_TASK TO COMPLETE_
Write out the listing below exactly, and omit any images you find in it.
--
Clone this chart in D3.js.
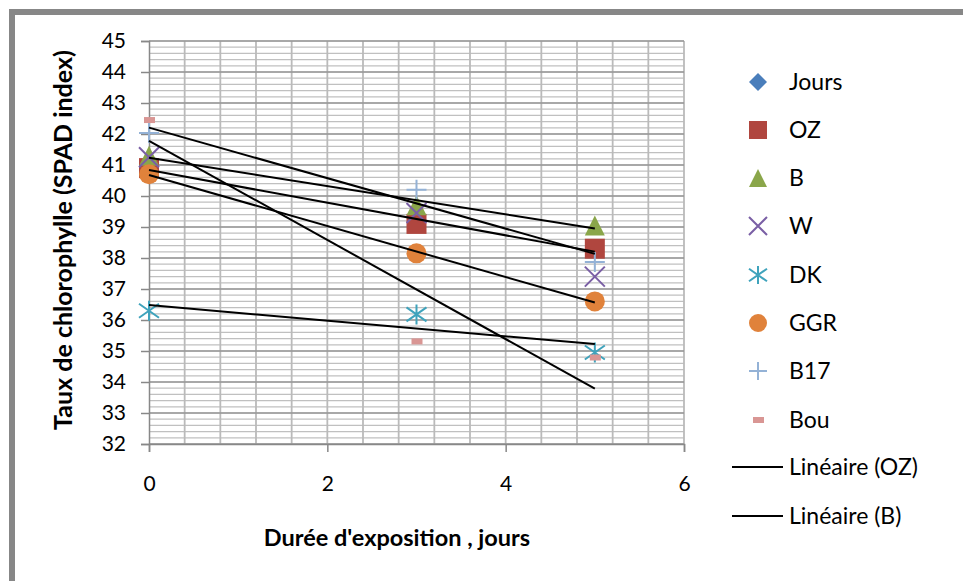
<!DOCTYPE html>
<html>
<head>
<meta charset="utf-8">
<script src="https://cdn.jsdelivr.net/npm/d3@7"></script>
<style>
  body { margin: 0; background: #fff; }
  svg { font-family: Lato, "Open Sans", sans-serif; }
</style>
</head>
<body>
<script>
// data
var days = [0, 3, 5];
var jours = [0, 3, 5];           // plotted but out of the visible range
var oz   = [40.9, 39.1, 38.3];
var b    = [41.3, 39.7, 39.05];
var w    = [41.25, 39.45, 37.4];
var dk   = [36.3, 36.18, 34.95];
var ggr  = [40.7, 38.15, 36.6];
var b17  = [42.03, 40.2, 37.87];
var bou  = [42.45, 35.31, 34.79];

var xTicks = [0, 2, 4, 6];
var yTicks = d3.range(32, 46, 1);

var seriesNames = ["Jours", "OZ", "B", "W", "DK", "GGR", "B17", "Bou"];
var seriesVals  = [jours, oz, b, w, dk, ggr, b17, bou];
var colors = ["#4A7EBB", "#B0463F", "#8AA64A", "#7A5FA5", "#3FA3BC", "#E0823B", "#94B2D6", "#D99694"];
// series that carry a linear trendline
var trendSeries = ["OZ", "B", "DK", "GGR", "B17", "Bou"];
var trendLegend = ["Linéaire (OZ)", "Linéaire (B)"];

var width = 963, height = 581;

var svg = d3.select("body").append("svg")
  .attr("width", width)
  .attr("height", height);

// outer frame (left + top only visible)
svg.append("rect").attr("x", 9).attr("y", 9).attr("width", 6).attr("height", height - 9).attr("fill", "#878787");
svg.append("rect").attr("x", 9).attr("y", 9).attr("width", width - 9).attr("height", 6).attr("fill", "#878787");

var x = d3.scaleLinear().domain([0, 6]).range([149, 684]);
var y = d3.scaleLinear().domain([32, 45]).range([444, 41]);

var grid = svg.append("g");

// minor horizontal grid
grid.selectAll(".hmin")
  .data(d3.range(32, 45.01, 0.2))
  .enter().append("line")
  .attr("x1", x(0)).attr("x2", x(6))
  .attr("y1", function(d){ return y(d); })
  .attr("y2", function(d){ return y(d); })
  .attr("stroke", "#c0c0c0")
  .attr("stroke-width", 1.2);

// vertical grid
grid.selectAll(".vg")
  .data(d3.range(0.4, 6.01, 0.4))
  .enter().append("line")
  .attr("y1", y(32)).attr("y2", y(45))
  .attr("x1", function(d){ return x(d); })
  .attr("x2", function(d){ return x(d); })
  .attr("stroke", "#bababa")
  .attr("stroke-width", 1.8);

// major horizontal grid
grid.selectAll(".hmaj")
  .data(yTicks)
  .enter().append("line")
  .attr("x1", x(0)).attr("x2", x(6))
  .attr("y1", function(d){ return y(d); })
  .attr("y2", function(d){ return y(d); })
  .attr("stroke", "#969696")
  .attr("stroke-width", 1.5);

// axes
var yAxis = d3.axisLeft(y).tickValues(yTicks).tickSize(8).tickPadding(15).tickFormat(d3.format("d"));
var xAxis = d3.axisBottom(x).tickValues(xTicks).tickSize(8).tickPadding(24).tickFormat(d3.format("d"));

var gy = svg.append("g").attr("transform", "translate(" + x(0) + ",0)").call(yAxis);
var gx = svg.append("g").attr("transform", "translate(0," + y(32) + ")").call(xAxis);
[gx, gy].forEach(function(g){
  g.select(".domain").attr("stroke", "#888").attr("stroke-width", 1.5);
  g.selectAll(".tick line").attr("stroke", "#888").attr("stroke-width", 1.5);
  g.selectAll("text").attr("font-size", 21).attr("fill", "#000")
    .attr("font-family", "Lato, sans-serif");
});

// axis titles
svg.append("text")
  .attr("transform", "translate(72,240) rotate(-90)")
  .attr("text-anchor", "middle")
  .attr("font-size", 25).attr("font-weight", "bold")
  .text("Taux de chlorophylle (SPAD index)");

svg.append("text")
  .attr("x", 397).attr("y", 546)
  .attr("text-anchor", "middle")
  .attr("font-size", 23.5).attr("font-weight", "bold")
  .text("Durée d'exposition , jours");

// marker shapes
function marker(g, i, size) {
  var c = colors[i];
  var s = size / 2;
  if (i === 0) {
    g.append("path").attr("d", "M0," + (-s) + "L" + s + ",0L0," + s + "L" + (-s) + ",0Z").attr("fill", c);
  } else if (i === 1) {
    g.append("rect").attr("x", -s).attr("y", -s).attr("width", size).attr("height", size).attr("fill", c);
  } else if (i === 2) {
    g.append("path").attr("d", "M0," + (-s) + "L" + s + "," + s + "L" + (-s) + "," + s + "Z").attr("fill", c);
  } else if (i === 3) {
    g.append("path").attr("d", "M" + (-s) + "," + (-s) + "L" + s + "," + s + "M" + s + "," + (-s) + "L" + (-s) + "," + s)
      .attr("stroke", c).attr("stroke-width", 2).attr("fill", "none");
  } else if (i === 4) {
    g.append("path").attr("d", "M0," + (-s) + "V" + s + "M" + (-s) + "," + (-s * 0.7) + "L" + s + "," + (s * 0.7) +
      "M" + s + "," + (-s * 0.7) + "L" + (-s) + "," + (s * 0.7))
      .attr("stroke", c).attr("stroke-width", 2).attr("fill", "none");
  } else if (i === 5) {
    g.append("circle").attr("r", s).attr("fill", c);
  } else if (i === 6) {
    g.append("path").attr("d", "M0," + (-s) + "V" + s + "M" + (-s) + ",0H" + s)
      .attr("stroke", c).attr("stroke-width", 2).attr("fill", "none");
  } else {
    g.append("rect").attr("x", -5).attr("y", -3).attr("width", 11).attr("height", 6).attr("fill", c);
  }
}

svg.append("clipPath").attr("id", "plotclip")
  .append("rect").attr("x", x(0) - 15).attr("y", y(45) - 15).attr("width", x(6) - x(0) + 30).attr("height", y(32) - y(45) + 15);

var plot = svg.append("g").attr("clip-path", "url(#plotclip)");

// points (jours drawn first, lands off the visible range)
seriesVals.forEach(function(vals, i) {
  plot.selectAll(".p" + i)
    .data(vals)
    .enter().append("g")
    .attr("transform", function(d, k){ return "translate(" + x(days[k]) + "," + y(d) + ")"; })
    .each(function(){ marker(d3.select(this), i, 20); });
});

// linear trendlines (least squares)
function fit(xs, ys) {
  var mx = d3.mean(xs), my = d3.mean(ys);
  var sxy = d3.sum(xs, function(v, k){ return (v - mx) * (ys[k] - my); });
  var sxx = d3.sum(xs, function(v){ return (v - mx) * (v - mx); });
  var m = sxy / sxx;
  return { m: m, c: my - m * mx };
}
trendSeries.forEach(function(name) {
  var vals = seriesVals[seriesNames.indexOf(name)];
  var f = fit(days, vals);
  plot.append("line")
    .attr("x1", x(0)).attr("y1", y(f.c))
    .attr("x2", x(5)).attr("y2", y(f.c + f.m * 5))
    .attr("stroke", "#000").attr("stroke-width", 2);
});

// legend
var legendY = [82, 130, 178, 226, 275, 323, 371, 420];
var leg = svg.append("g");
seriesNames.forEach(function(name, i) {
  var g = leg.append("g").attr("transform", "translate(758," + legendY[i] + ")");
  marker(g, i, 18);
  g.append("text").attr("x", 31).attr("dy", "0.36em").attr("font-size", 23).text(name);
});
trendLegend.forEach(function(name, i) {
  var ly = 467 + i * 49;
  leg.append("line").attr("x1", 732).attr("x2", 783).attr("y1", ly).attr("y2", ly)
    .attr("stroke", "#000").attr("stroke-width", 2);
  leg.append("text").attr("x", 789).attr("y", ly).attr("dy", "0.36em").attr("font-size", 23).text(name);
});
</script>
</body>
</html>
--
_OUTPUT BELOW_
Clone this chart in D3.js.
<!DOCTYPE html>
<html>
<head>
<meta charset="utf-8">
<script src="https://cdn.jsdelivr.net/npm/d3@7"></script>
<style>
  body { margin: 0; background: #fff; }
  svg { font-family: Lato, "Open Sans", sans-serif; }
</style>
</head>
<body>
<script>
// data
var days = [0, 3, 5];
var jours = [0, 3, 5];           // plotted but out of the visible range
var oz   = [40.9, 39.1, 38.3];
var b    = [41.3, 39.7, 39.05];
var w    = [41.25, 39.45, 37.4];
var dk   = [36.3, 36.18, 34.95];
var ggr  = [40.7, 38.15, 36.6];
var b17  = [42.03, 40.2, 37.87];
var bou  = [42.45, 35.31, 34.79];

var xTicks = [0, 2, 4, 6];
var yTicks = d3.range(32, 46, 1);

var seriesNames = ["Jours", "OZ", "B", "W", "DK", "GGR", "B17", "Bou"];
var seriesVals  = [jours, oz, b, w, dk, ggr, b17, bou];
var colors = ["#4A7EBB", "#B0463F", "#8AA64A", "#7A5FA5", "#3FA3BC", "#E0823B", "#94B2D6", "#D99694"];
// series that carry a linear trendline
var trendSeries = ["OZ", "B", "DK", "GGR", "B17", "Bou"];
var trendLegend = ["Linéaire (OZ)", "Linéaire (B)"];

var width = 963, height = 581;

var svg = d3.select("body").append("svg")
  .attr("width", width)
  .attr("height", height);

// outer frame (left + top only visible)
svg.append("rect").attr("x", 9).attr("y", 9).attr("width", 6).attr("height", height - 9).attr("fill", "#878787");
svg.append("rect").attr("x", 9).attr("y", 9).attr("width", width - 9).attr("height", 6).attr("fill", "#878787");

var x = d3.scaleLinear().domain([0, 6]).range([149, 684]);
var y = d3.scaleLinear().domain([32, 45]).range([444, 41]);

var grid = svg.append("g");

// minor horizontal grid
grid.selectAll(".hmin")
  .data(d3.range(32, 45.01, 0.2))
  .enter().append("line")
  .attr("x1", x(0)).attr("x2", x(6))
  .attr("y1", function(d){ return y(d); })
  .attr("y2", function(d){ return y(d); })
  .attr("stroke", "#c0c0c0")
  .attr("stroke-width", 1.2);

// vertical grid
grid.selectAll(".vg")
  .data(d3.range(0.4, 6.01, 0.4))
  .enter().append("line")
  .attr("y1", y(32)).attr("y2", y(45))
  .attr("x1", function(d){ return x(d); })
  .attr("x2", function(d){ return x(d); })
  .attr("stroke", "#bababa")
  .attr("stroke-width", 1.8);

// major horizontal grid
grid.selectAll(".hmaj")
  .data(yTicks)
  .enter().append("line")
  .attr("x1", x(0)).attr("x2", x(6))
  .attr("y1", function(d){ return y(d); })
  .attr("y2", function(d){ return y(d); })
  .attr("stroke", "#969696")
  .attr("stroke-width", 1.5);

// axes
var yAxis = d3.axisLeft(y).tickValues(yTicks).tickSize(8).tickPadding(15).tickFormat(d3.format("d"));
var xAxis = d3.axisBottom(x).tickValues(xTicks).tickSize(8).tickPadding(24).tickFormat(d3.format("d"));

var gy = svg.append("g").attr("transform", "translate(" + x(0) + ",0)").call(yAxis);
var gx = svg.append("g").attr("transform", "translate(0," + y(32) + ")").call(xAxis);
[gx, gy].forEach(function(g){
  g.select(".domain").attr("stroke", "#888").attr("stroke-width", 1.5);
  g.selectAll(".tick line").attr("stroke", "#888").attr("stroke-width", 1.5);
  g.selectAll("text").attr("font-size", 21).attr("fill", "#000")
    .attr("font-family", "Lato, sans-serif");
});

// axis titles
svg.append("text")
  .attr("transform", "translate(72,240) rotate(-90)")
  .attr("text-anchor", "middle")
  .attr("font-size", 25).attr("font-weight", "bold")
  .text("Taux de chlorophylle (SPAD index)");

svg.append("text")
  .attr("x", 397).attr("y", 546)
  .attr("text-anchor", "middle")
  .attr("font-size", 23.5).attr("font-weight", "bold")
  .text("Durée d'exposition , jours");

// marker shapes
function marker(g, i, size) {
  var c = colors[i];
  var s = size / 2;
  if (i === 0) {
    g.append("path").attr("d", "M0," + (-s) + "L" + s + ",0L0," + s + "L" + (-s) + ",0Z").attr("fill", c);
  } else if (i === 1) {
    g.append("rect").attr("x", -s).attr("y", -s).attr("width", size).attr("height", size).attr("fill", c);
  } else if (i === 2) {
    g.append("path").attr("d", "M0," + (-s) + "L" + s + "," + s + "L" + (-s) + "," + s + "Z").attr("fill", c);
  } else if (i === 3) {
    g.append("path").attr("d", "M" + (-s) + "," + (-s) + "L" + s + "," + s + "M" + s + "," + (-s) + "L" + (-s) + "," + s)
      .attr("stroke", c).attr("stroke-width", 2).attr("fill", "none");
  } else if (i === 4) {
    g.append("path").attr("d", "M0," + (-s) + "V" + s + "M" + (-s) + "," + (-s * 0.7) + "L" + s + "," + (s * 0.7) +
      "M" + s + "," + (-s * 0.7) + "L" + (-s) + "," + (s * 0.7))
      .attr("stroke", c).attr("stroke-width", 2).attr("fill", "none");
  } else if (i === 5) {
    g.append("circle").attr("r", s).attr("fill", c);
  } else if (i === 6) {
    g.append("path").attr("d", "M0," + (-s) + "V" + s + "M" + (-s) + ",0H" + s)
      .attr("stroke", c).attr("stroke-width", 2).attr("fill", "none");
  } else {
    g.append("rect").attr("x", -5).attr("y", -3).attr("width", 11).attr("height", 6).attr("fill", c);
  }
}

svg.append("clipPath").attr("id", "plotclip")
  .append("rect").attr("x", x(0) - 15).attr("y", y(45) - 15).attr("width", x(6) - x(0) + 30).attr("height", y(32) - y(45) + 15);

var plot = svg.append("g").attr("clip-path", "url(#plotclip)");

// points (jours drawn first, lands off the visible range)
seriesVals.forEach(function(vals, i) {
  plot.selectAll(".p" + i)
    .data(vals)
    .enter().append("g")
    .attr("transform", function(d, k){ return "translate(" + x(days[k]) + "," + y(d) + ")"; })
    .each(function(){ marker(d3.select(this), i, 20); });
});

// linear trendlines (least squares)
function fit(xs, ys) {
  var mx = d3.mean(xs), my = d3.mean(ys);
  var sxy = d3.sum(xs, function(v, k){ return (v - mx) * (ys[k] - my); });
  var sxx = d3.sum(xs, function(v){ return (v - mx) * (v - mx); });
  var m = sxy / sxx;
  return { m: m, c: my - m * mx };
}
trendSeries.forEach(function(name) {
  var vals = seriesVals[seriesNames.indexOf(name)];
  var f = fit(days, vals);
  plot.append("line")
    .attr("x1", x(0)).attr("y1", y(f.c))
    .attr("x2", x(5)).attr("y2", y(f.c + f.m * 5))
    .attr("stroke", "#000").attr("stroke-width", 2);
});

// legend
var legendY = [82, 130, 178, 226, 275, 323, 371, 420];
var leg = svg.append("g");
seriesNames.forEach(function(name, i) {
  var g = leg.append("g").attr("transform", "translate(758," + legendY[i] + ")");
  marker(g, i, 18);
  g.append("text").attr("x", 31).attr("dy", "0.36em").attr("font-size", 23).text(name);
});
trendLegend.forEach(function(name, i) {
  var ly = 467 + i * 49;
  leg.append("line").attr("x1", 732).attr("x2", 783).attr("y1", ly).attr("y2", ly)
    .attr("stroke", "#000").attr("stroke-width", 2);
  leg.append("text").attr("x", 789).attr("y", ly).attr("dy", "0.36em").attr("font-size", 23).text(name);
});
</script>
</body>
</html>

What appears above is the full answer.